За окном был виден порт — давно прискучившая нам картина. Давно примелькавшаяся башенка маяка торчала вдали, на взморье, как стеариновая свечка в давно обжитой комнате. Уже смеркалось, и огонек маяка заморгал. Несколько военных кораблей стояло в бассейнах порта, на их мачтах тоже стали вспыхивать переговорные огоньки.

Вероятно, в прошлую ночь Маяковский написал стихотворение «Разговор на Одесском рейде», стихотворение исполненное зоркой чистоты поэтического взгляда, естественности ритма.

То один моргнет,
                          А то другой моргнет…

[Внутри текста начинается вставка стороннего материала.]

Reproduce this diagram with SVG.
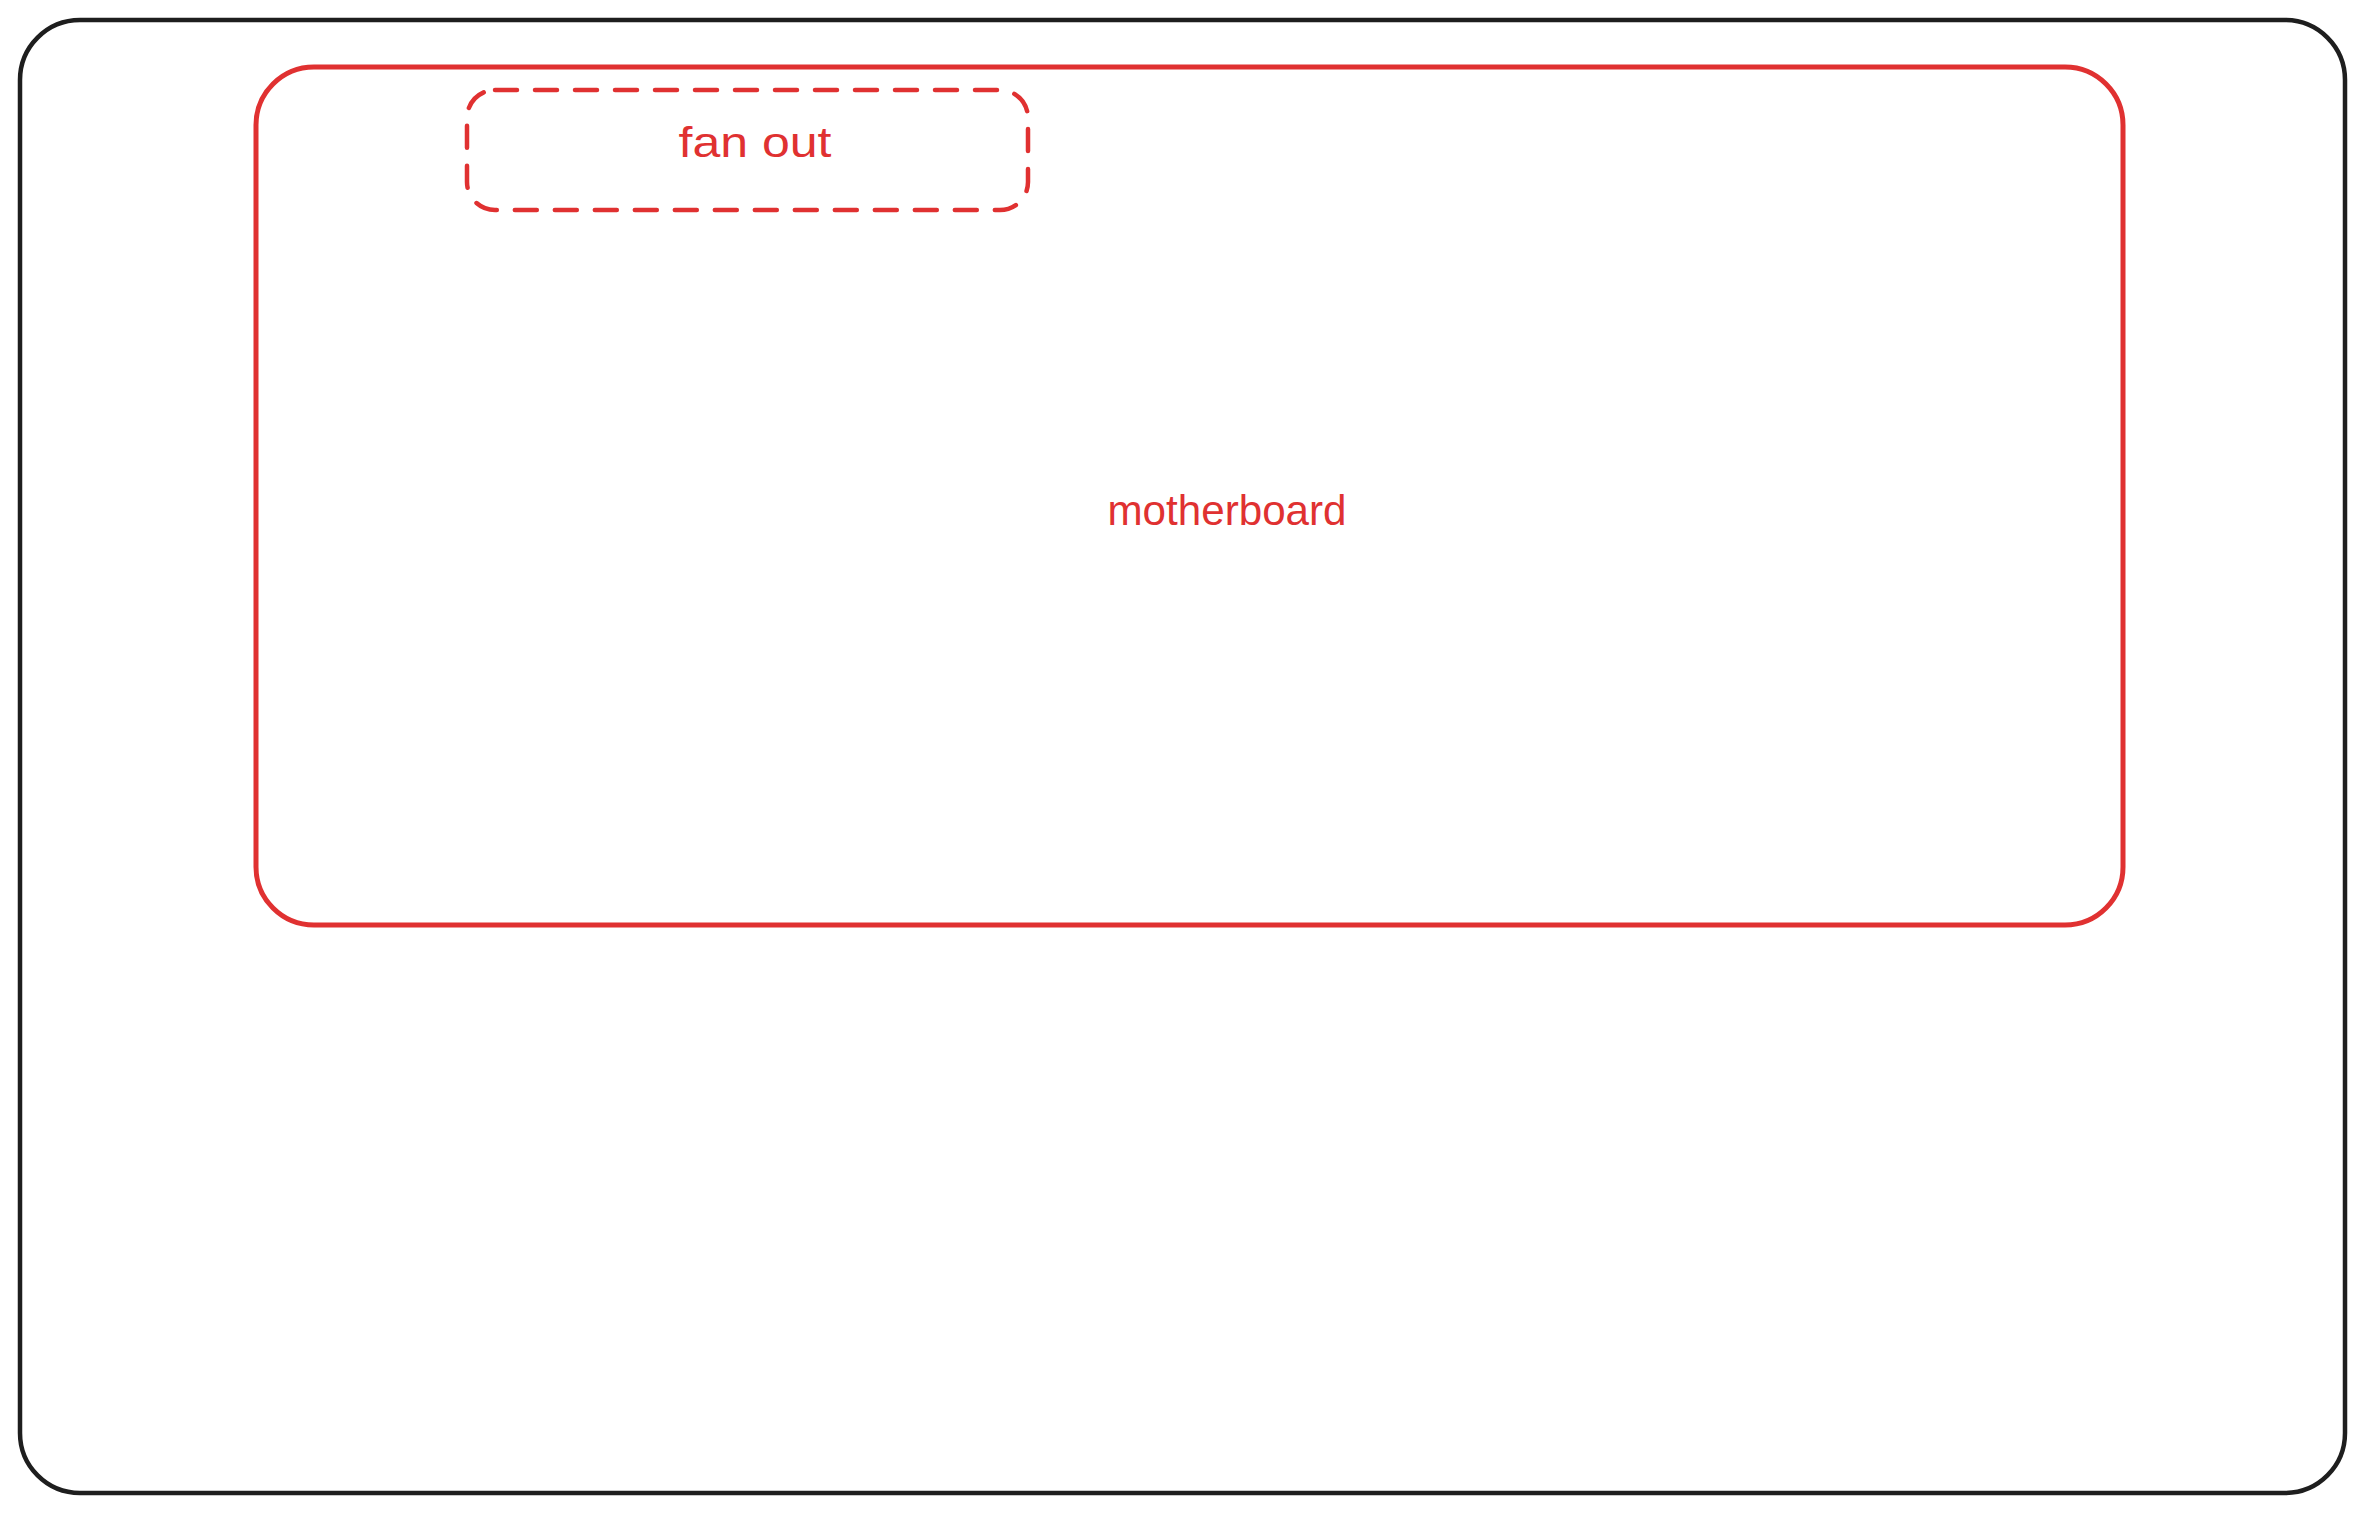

Позже я узнал, что в то время как мы беседовали с Маяковским в его номере, Петя Болохин торопливо шарил в корзине для мусора, выставленной в коридоре этажа, он извлек оттуда скомканные листки бумаги из-под машинки. Его предприимчивость оправдалась. В его руки попало сокровище — черновики стихотворения «Разговор на Одесском рейде».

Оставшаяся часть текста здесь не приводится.